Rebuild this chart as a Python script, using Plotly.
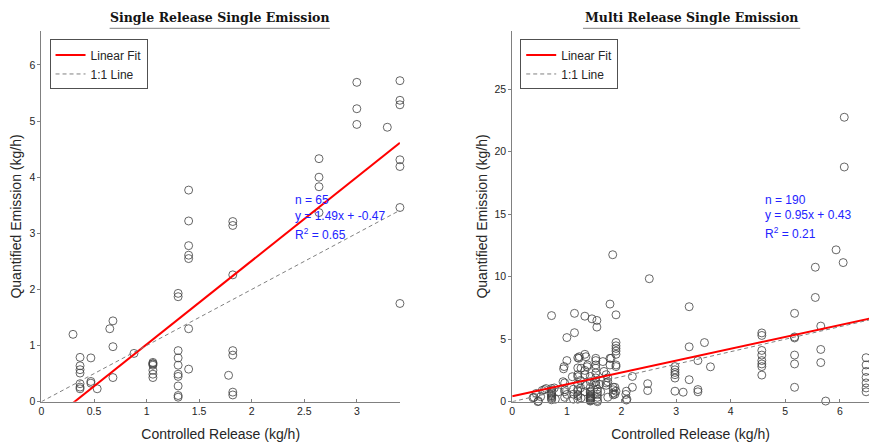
import plotly.graph_objects as go

# ---------------- data ----------------
# Left panel: Single Release Single Emission (controlled release, quantified emission), kg/h
left_x = [0.30,
          0.367, 0.367, 0.367, 0.367, 0.367, 0.367, 0.367,
          0.47, 0.47, 0.47, 0.53,
          0.65, 0.68, 0.68, 0.68, 0.88,
          1.06, 1.06, 1.06, 1.06, 1.06, 1.06, 1.06,
          1.30, 1.30, 1.30, 1.30, 1.30, 1.30, 1.30, 1.30, 1.30, 1.30,
          1.40, 1.40, 1.40, 1.40, 1.40, 1.40, 1.40,
          1.78, 1.82, 1.82, 1.82, 1.82, 1.82, 1.82, 1.82,
          2.64, 2.64, 2.64, 2.64, 2.64,
          3.00, 3.00, 3.00, 3.29,
          3.41, 3.41, 3.41, 3.41, 3.41, 3.41, 3.41]
left_y = [1.20,
          0.79, 0.64, 0.57, 0.51, 0.32, 0.26, 0.23,
          0.78, 0.36, 0.33, 0.23,
          1.30, 1.44, 0.98, 0.43, 0.86,
          0.70, 0.67, 0.65, 0.56, 0.49, 0.43, 0.68,
          1.93, 1.87, 0.91, 0.78, 0.65, 0.49, 0.45, 0.28, 0.11, 0.08,
          3.77, 3.22, 2.78, 2.61, 2.55, 1.30, 0.58,
          0.47, 3.21, 3.14, 2.26, 0.91, 0.83, 0.17, 0.12,
          6.61, 4.33, 4.00, 3.83, 3.37,
          5.69, 5.22, 4.94, 4.89,
          5.72, 5.37, 5.29, 4.31, 4.19, 3.46, 1.75]

# Right panel: Multi Release Single Emission
right_x = [0.38, 0.44, 0.48, 0.47, 0.52, 0.55, 0.59, 0.62, 0.40,
           0.72, 0.72, 0.72, 0.72, 0.72, 0.72, 0.72, 0.72, 0.72, 0.72, 0.72,
           0.77, 0.79, 0.85,
           0.95, 0.94, 0.96, 0.96, 0.96, 1.00, 1.00, 1.00, 0.93, 0.96,
           1.14, 1.14, 1.12, 1.12, 1.12, 1.10,
           1.22, 1.20, 1.20, 1.26, 1.20, 1.20, 1.20, 1.20, 1.20, 1.20, 1.23, 1.25, 1.20, 1.20, 1.25, 1.26,
           1.33, 1.33, 1.38, 1.33, 1.35, 1.37, 1.33, 1.35, 1.33,
           1.43, 1.43, 1.43, 1.43, 1.43, 1.43, 1.43, 1.43, 1.43, 1.43, 1.43, 1.43, 1.43, 1.43, 1.43, 1.43,
           1.46, 1.55, 1.55, 1.53, 1.53, 1.53, 1.53, 1.53, 1.53, 1.53, 1.53, 1.56, 1.56, 1.56, 1.56, 1.56, 1.56, 1.50,
           1.66, 1.68, 1.72, 1.60, 1.62, 1.72, 1.72, 1.75, 1.75, 1.75,
           1.84, 1.79, 1.90, 1.90, 1.90, 1.90, 1.90, 1.90, 1.79, 1.81, 1.79, 1.90, 1.90, 1.85, 1.85, 1.85, 1.85, 1.90, 1.88, 1.88,
           2.08, 2.10, 2.09, 2.09, 2.20, 2.20,
           2.51, 2.48, 2.48,
           2.98, 2.98, 2.98, 2.98, 2.98, 2.98,
           3.13, 3.24, 3.24, 3.24, 3.40, 3.40, 3.40, 3.52, 3.63,
           4.57, 4.57, 4.57, 4.57, 4.57, 4.57, 4.57, 4.57,
           5.17, 5.17, 5.17, 5.17, 5.17, 5.17, 5.17,
           5.55, 5.55, 5.65, 5.65, 5.65, 5.74,
           5.93, 6.06, 6.08, 6.08,
           6.48, 6.48, 6.48, 6.48, 6.48, 6.48, 6.48,
           6.57, 6.57, 6.57, 6.57, 6.57, 6.57]
right_y = [0.31, 0.66, 0.05, 0.00, 0.40, 0.90, 0.97, 1.05, 0.35,
           6.89, 1.05, 0.90, 0.80, 0.70, 0.60, 0.50, 0.45, 0.35, 0.25, 0.15,
           1.10, 0.20, 0.80,
           2.81, 2.63, 1.50, 0.97, 0.80, 0.58, 5.13, 3.29, 1.60, 0.35,
           7.07, 5.52, 1.00, 0.60, 0.20, 2.00,
           3.47, 3.52, 2.70, 2.68, 2.16, 2.00, 1.40, 0.95, 0.58, 0.20, 3.60, 1.70, 0.85, 0.45, 1.10, 0.30,
           6.84, 3.79, 2.94, 2.16, 3.60, 2.80, 2.50, 1.30, 0.80,
           2.02, 1.60, 1.15, 0.84, 0.75, 0.60, 0.50, 0.40, 0.35, 0.25, 0.20, 0.15, 0.10, 0.05, 0.30, 0.45,
           6.63, 6.50, 5.97, 3.47, 3.29, 2.94, 2.68, 2.30, 1.90, 1.60, 1.35, 1.00, 0.60, 0.35, 0.00, 0.80, 0.10, 1.50,
           3.21, 2.42, 2.16, 1.40, 0.80, 1.50, 1.31, 0.36, 1.90, 1.60,
           11.76, 7.81, 6.95, 4.74, 4.47, 4.26, 4.05, 3.79, 3.47, 3.47, 2.94, 2.81, 2.94, 1.15, 0.95, 0.70, 0.55, 0.84, 1.15, 0.60,
           0.58, 0.20, 0.84, 0.13, 2.02, 1.15,
           9.84, 1.44, 0.89,
           2.81, 2.55, 2.34, 2.16, 1.89, 0.84,
           0.76, 7.60, 4.39, 1.76, 3.29, 0.97, 0.79, 4.73, 2.79,
           5.50, 5.30, 4.10, 3.73, 3.29, 3.02, 2.81, 2.13,
           29.65, 7.07, 5.18, 5.10, 3.73, 3.02, 1.15,
           10.76, 8.34, 6.05, 4.18, 3.13, 0.05,
           12.15, 11.13, 22.76, 18.78,
           3.52, 2.94, 2.42, 1.94, 1.50, 1.10, 0.79,
           8.00, 5.63, 3.20, 2.50, 1.00, 0.50]

left_fit = (1.49, -0.47)
right_fit = (0.95, 0.43)
left_stats = ["n = 65", "y = 1.49x + -0.47", "R<sup>2</sup> = 0.65"]
right_stats = ["n = 190", "y = 0.95x + 0.43", "R<sup>2</sup> = 0.21"]
titles = ["Single Release Single Emission", "Multi Release Single Emission"]
x_label = "Controlled Release (kg/h)"
y_label = "Quantified Emission (kg/h)"

# ---------------- figure ----------------
W, H = 869, 443
def px(x):
    return x / W
def py(y):
    return (H - y) / H

MARK = "rgb(64,64,64)"
AX = "rgb(128,128,128)"
TXT = "rgb(38,38,38)"
BLUE = "rgb(35,35,255)"
SANS = "Liberation Sans, Arial"

fig = go.Figure()

panels = [
    (left_x, left_y, left_fit, "x", "y", "legend"),
    (right_x, right_y, right_fit, "x2", "y2", "legend2"),
]
for xs, ys, (m, b), xa, ya, lg in panels:
    xmax = max(xs)
    fig.add_trace(go.Scatter(x=xs, y=ys, mode="markers", xaxis=xa, yaxis=ya,
                             marker=dict(symbol="circle-open", size=8, color=MARK,
                                         line=dict(width=0.8, color=MARK)),
                             showlegend=False, cliponaxis=False, hoverinfo="x+y"))
    fig.add_trace(go.Scatter(x=[0, xmax], y=[b, m * xmax + b], mode="lines",
                             xaxis=xa, yaxis=ya, name="Linear Fit", legend=lg,
                             line=dict(color="rgb(255,0,0)", width=2)))
    fig.add_trace(go.Scatter(x=[0, xmax], y=[0, xmax], mode="lines",
                             xaxis=xa, yaxis=ya, name="1:1 Line", legend=lg,
                             line=dict(color=AX, width=1, dash="4px,3px")))

ydom = [py(407.2), py(31.7)]

def xaxis_style():
    return dict(showline=True, linecolor=AX, linewidth=1, ticks="inside", ticklen=3,
                tickcolor=AX, showgrid=False, zeroline=False,
                tickfont=dict(family=SANS, size=10.5, color=TXT),
                title=dict(text=x_label, font=dict(family=SANS, size=14, color=TXT), standoff=12))

def yaxis_style(standoff):
    return dict(showline=True, linecolor=AX, linewidth=1, ticks="outside", ticklen=3,
                tickcolor=AX, showgrid=False, zeroline=False,
                tickfont=dict(family=SANS, size=10.5, color=TXT),
                title=dict(text=y_label, font=dict(family=SANS, size=14, color=TXT), standoff=standoff))

fig.update_layout(
    width=W, height=H, margin=dict(l=0, r=0, t=0, b=0),
    paper_bgcolor="white", plot_bgcolor="white",
    xaxis=dict(domain=[px(38.6), px(398.3)], range=[0, 3.41], anchor="y",
               tickvals=[0, 0.5, 1, 1.5, 2, 2.5, 3], ticktext=["0", "0.5", "1", "1.5", "2", "2.5", "3"],
               **xaxis_style()),
    yaxis=dict(domain=ydom, range=[0, 6.60], anchor="x", tickvals=[0, 1, 2, 3, 4, 5, 6], **yaxis_style(4)),
    xaxis2=dict(domain=[px(511), 1.0], range=[0, 6.533], anchor="y2",
                tickvals=[0, 1, 2, 3, 4, 5, 6], **xaxis_style()),
    yaxis2=dict(domain=ydom, range=[0, 29.64], anchor="x2", tickvals=[0, 5, 10, 15, 20, 25], **yaxis_style(3)),
    legend=dict(x=px(46.7), y=py(40), xanchor="left", yanchor="top", bgcolor="white",
                bordercolor="rgb(80,80,80)", borderwidth=1,
                font=dict(family=SANS, size=12, color=TXT),
                itemwidth=30, tracegroupgap=0),
    legend2=dict(x=px(519), y=py(40), xanchor="left", yanchor="top", bgcolor="white",
                 bordercolor="rgb(80,80,80)", borderwidth=1,
                 font=dict(family=SANS, size=12, color=TXT),
                 itemwidth=30, tracegroupgap=0),
    showlegend=True,
)

# stats annotations
for stats, xa, ya, x0, ys in [
    (left_stats, "x", "y", 2.39, [3.60, 3.30, 2.99]),
    (right_stats, "x2", "y2", 4.60, [16.1, 14.94, 13.46]),
]:
    for s, yy in zip(stats, ys):
        fig.add_annotation(x=x0, y=yy, xref=xa, yref=ya, text=s, showarrow=False,
                           xanchor="left", yanchor="middle",
                           font=dict(family=SANS, size=12, color=BLUE))

# titles with underline
for t, cx, x0, x1 in [(titles[0], 217.5, 107, 328), (titles[1], 691, 582, 800)]:
    fig.add_annotation(x=px(cx), y=py(18), xref="paper", yref="paper", text="<b>" + t + "</b>",
                       showarrow=False, xanchor="center", yanchor="middle",
                       font=dict(family="DejaVu Serif", size=12.5, color="rgb(20,20,20)"))
    fig.add_shape(type="line", xref="paper", yref="paper", x0=px(x0), x1=px(x1),
                  y0=py(28.7), y1=py(28.7), line=dict(color=AX, width=1))

fig.write_html("out.html")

■ ■ ■ ■ ■

» **WHAT THE TASK ASKS**
Return only the lines running from the top of the data to the line that holds "import plotly.graph_objects as go". Include both of those lines, but skip the pictures.

» **FINISHED ANSWER**
Rebuild this chart as a Python script, using Plotly.
import plotly.graph_objects as go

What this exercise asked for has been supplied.